I understand how code bases change and warp but it really is a push and pull for when you should abandon something vs. keeping it around. Moreover, the other alternative, learning to actually use old code and understand it in the mindset it was developed avoids the frankenstein-ization you refer to becase if people actually understood the old code, they can add to it in a way that meshes well with the existing code rather than it being a bolt-on. That said, I can understand if you inherit something that already has the bolt-ons such that you're not really responsible for that, and that can be harry, but really I don't really feel like that is something unique to computational science in the abstract. Bolt-ons are common across CS I feel like.

The main thing I am railing against and have been doing for a long time is the tendency for developers to have more on an emphasis on writing code as opposed to reading code that already works. In particular, taking time to understand so-called legacy code, learning to think in the way it was written, then modifying said code in a way idiosyncratic to it. Unironically, we focus way too much on creativity in CS. That sounds a bit funny but the fact it does already demonstrates the reality of that mindset's (ironically) strangehold on software in general.
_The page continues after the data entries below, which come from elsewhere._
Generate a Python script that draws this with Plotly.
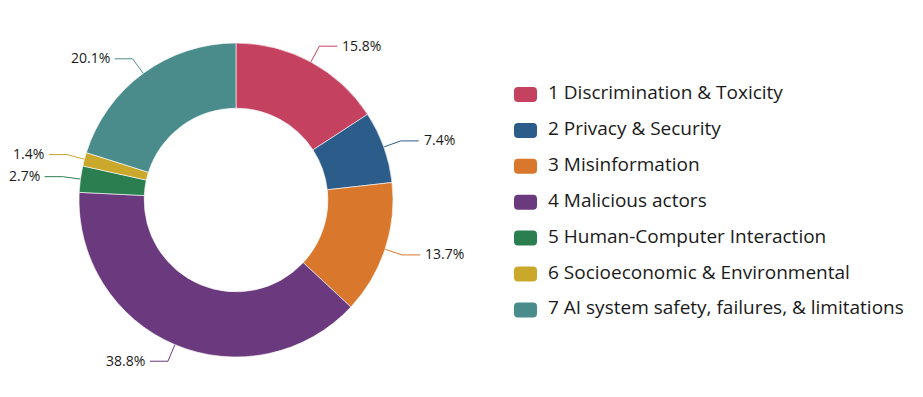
import math
import plotly.graph_objects as go

categories = ["1 Discrimination & Toxicity", "2 Privacy & Security", "3 Misinformation",
              "4 Malicious actors", "5 Human-Computer Interaction",
              "6 Socioeconomic & Environmental", "7 AI system safety, failures, & limitations"]
values = [15.8, 7.4, 13.7, 38.8, 2.7, 1.4, 20.1]
colors = ["#C4425F", "#2C5C8A", "#D9782D", "#6B3A7E", "#2B7E50", "#C9A82C", "#4A8C8C"]

W, H = 923, 397
cx, cy, R = 236, 200, 157
hole = 0.585

fig = go.Figure()
fig.add_trace(go.Pie(
    labels=categories, values=values, sort=False, direction="clockwise", rotation=0,
    hole=hole, textinfo="none", showlegend=False, hoverinfo="label+percent",
    marker=dict(colors=colors, line=dict(color="white", width=0.6)),
    domain=dict(x=[(cx - R) / W, (cx + R) / W], y=[1 - (cy + R) / H, 1 - (cy - R) / H]),
))

# leader lines + labels computed from the data
total = sum(values)
cum = 0
annotations = []
L1, L2 = 18, 18
for v, c in zip(values, colors):
    mid = (cum + v / 2) / total * 2 * math.pi
    cum += v
    sx, sy = math.sin(mid), -math.cos(mid)
    x0, y0 = cx + R * sx, cy + R * sy
    x1, y1 = cx + (R + L1) * sx, cy + (R + L1) * sy
    side = 1 if sx >= 0 else -1
    x2 = x1 + side * L2
    fig.add_trace(go.Scatter(x=[x0, x1, x2], y=[y0, y1, y1], mode="lines",
                             line=dict(color=c, width=1), hoverinfo="skip",
                             showlegend=False, xaxis="x", yaxis="y"))
    annotations.append(dict(x=x2 + side * 3, y=y1 - 1, xref="x", yref="y",
                            text=f"{v:.1f}%", showarrow=False,
                            xanchor="left" if side > 0 else "right", yanchor="middle",
                            font=dict(size=14, color="#1a1a1a")))

# custom legend
lx, ly0, dy = 514, 94.5, 35.9
shapes = []
for i, (name, c) in enumerate(zip(categories, colors)):
    yc = ly0 + i * dy
    x0, x1, y0, y1, r = lx, lx + 23, yc - 7.5, yc + 7.5, 4
    path = (f"M{x0+r},{y0} L{x1-r},{y0} Q{x1},{y0} {x1},{y0+r} L{x1},{y1-r} Q{x1},{y1} {x1-r},{y1} "
            f"L{x0+r},{y1} Q{x0},{y1} {x0},{y1-r} L{x0},{y0+r} Q{x0},{y0} {x0+r},{y0} Z")
    shapes.append(dict(type="path", path=path, xref="x", yref="y",
                       fillcolor=c, line=dict(width=0)))
    annotations.append(dict(x=lx + 32, y=yc - 2.5, xref="x", yref="y", text=name,
                            showarrow=False, xanchor="left", yanchor="middle",
                            font=dict(size=19, color="#1a1a1a")))

fig.update_layout(
    width=W, height=H, margin=dict(l=0, r=0, t=0, b=0),
    paper_bgcolor="white", plot_bgcolor="rgba(0,0,0,0)",
    font=dict(family="Open Sans, Noto Sans, sans-serif"),
    xaxis=dict(range=[0, W], visible=False, fixedrange=True, domain=[0, 1]),
    yaxis=dict(range=[H, 0], visible=False, fixedrange=True, domain=[0, 1]),
    annotations=annotations, shapes=shapes, showlegend=False,
)
fig.write_html("out.html")
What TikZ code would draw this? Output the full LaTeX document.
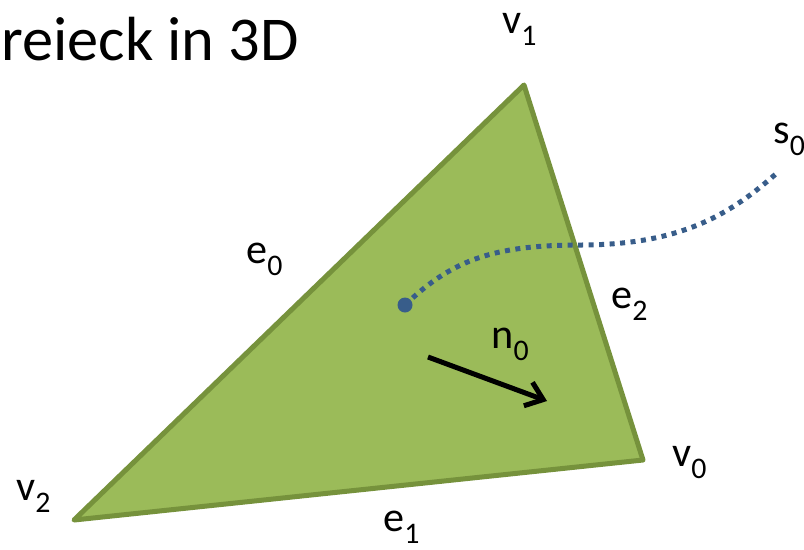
\documentclass[tikz,border=0pt]{standalone}
\usepackage{fontspec}
\setmainfont{Carlito}
\usetikzlibrary{arrows.meta}
\definecolor{trigreen}{RGB}{155,187,89}
\definecolor{triedge}{RGB}{118,146,60}
\definecolor{rayblue}{RGB}{56,93,138}
\newcommand{\lblsub}[2]{#1\raisebox{-7pt}{\fontsize{17}{17}\selectfont #2}}

\begin{document}
\begin{tikzpicture}[x=0.02cm,y=-0.02cm,font=\fontsize{24}{28}\selectfont,
    lbl/.style={anchor=base west,inner sep=0pt}]
    \useasboundingbox (0,0) rectangle (804,549);
    \coordinate (v0) at (643,460);
    \coordinate (v1) at (524,85);
    \coordinate (v2) at (74,520);
    \coordinate (hit) at (405,305);
    \coordinate (cross) at (580,245);
    \coordinate (far) at (778,172);
    \coordinate (nstart) at (428,357);
    \coordinate (nend) at (547,401);
    \node[lbl,font=\fontsize{35.5}{40}\selectfont] (title) at (1,60) {reieck in 3D};
    \fill[trigreen] (v0) -- (v1) -- (v2) -- cycle;
    \draw[triedge,line width=0.1cm,line join=round] (v0) -- (v1) -- (v2) -- cycle;
    % ray through the triangle
    \draw[rayblue,line width=0.1cm,dash pattern=on 0.1cm off 0.11cm] (hit) .. controls (450,262) and (490,245) .. (cross)
        .. controls (680,245) and (730,215) .. (far);
    \fill[rayblue] (hit) circle (7.5);
    \draw[-{Straight Barb[length=0.32cm,width=0.5cm]},line width=0.1cm] (nstart) -- (nend);
    \node[lbl] (lv1) at (502,33) {\lblsub{v}{1}};
    \node[lbl] (lv0) at (672,466) {\lblsub{v}{0}};
    \node[lbl] (lv2) at (16,500) {\lblsub{v}{2}};
    \node[lbl] (le0) at (246,263) {\lblsub{e}{0}};
    \node[lbl] (le1) at (383,531) {\lblsub{e}{1}};
    \node[lbl] (le2) at (611,308) {\lblsub{e}{2}};
    \node[lbl] (ln0) at (491,348) {\lblsub{n}{0}};
    \node[lbl] (ls0) at (773,143) {\lblsub{s}{0}};
\end{tikzpicture}
\end{document}
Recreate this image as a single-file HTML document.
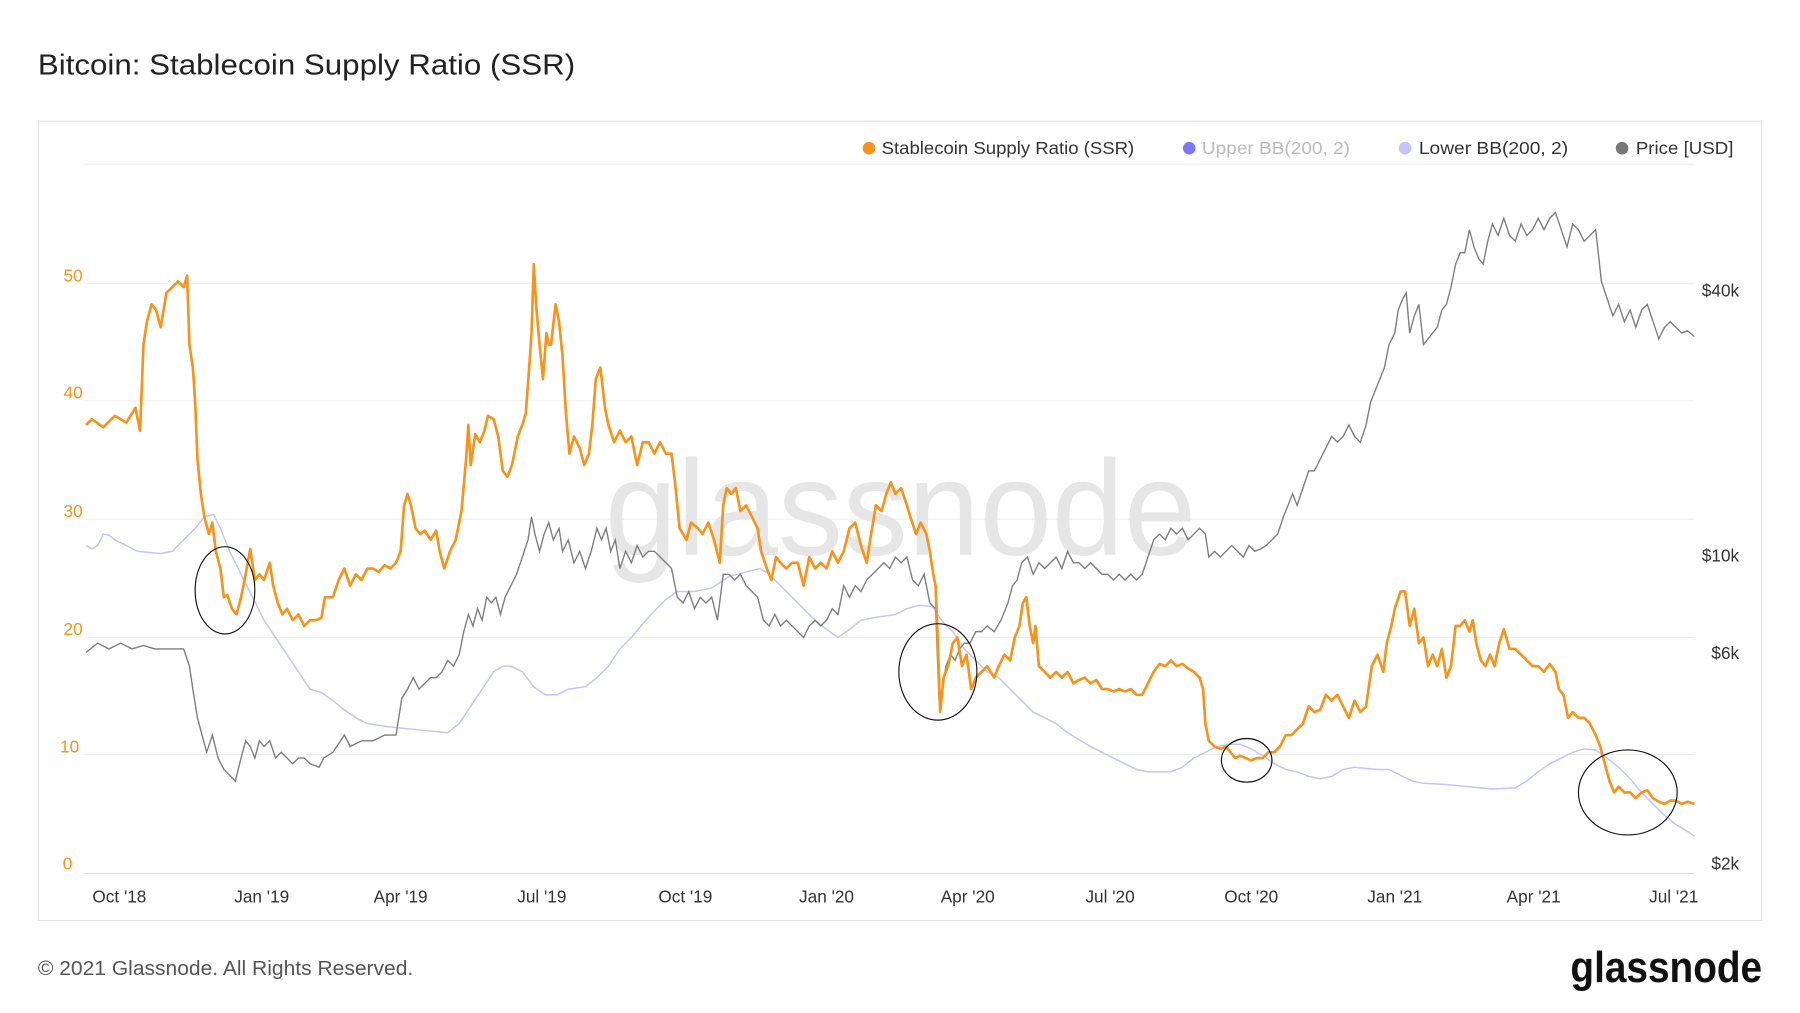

It's really funny because creativity is actually not that important for the majority of users of computers but is very much valued by developers in general because they develop computers for a living. On the other hand, something that works and is stable is actually something people don't even know they want but even better (or worse), they rely on or at least grow accustomed to given they bitch and moan once the familiar is broken often to fill some need of some developer to chase the new and shiny.

This is a long comment, but there is one last thing I'll touch on: one of the places where I do agree somewhat is new technology. For example, for people in modeling laser-plasmas (where I hail), people have still not really adopted GPUs even though that's all the rage (and has been for years already actually), because the main tools (PIC and MHD) do not map well to GPUs and the algorithms were developed with a large memory space accessible across a node assumed. There are efforts being made now but it's still considered hot shit for the most part. So, there is one place I'll grant you that it does require some willingness to "write more" so to speak, to be able to take advantage of new technologies. That said, "writing more" in this case still requires rather deep knowledge of the old codes and particularly why they made the choices they did in order to save yourself a few years of recreating the same mistakes they did (which btw, is literally what I see whenever people do attempt that sort of thing today).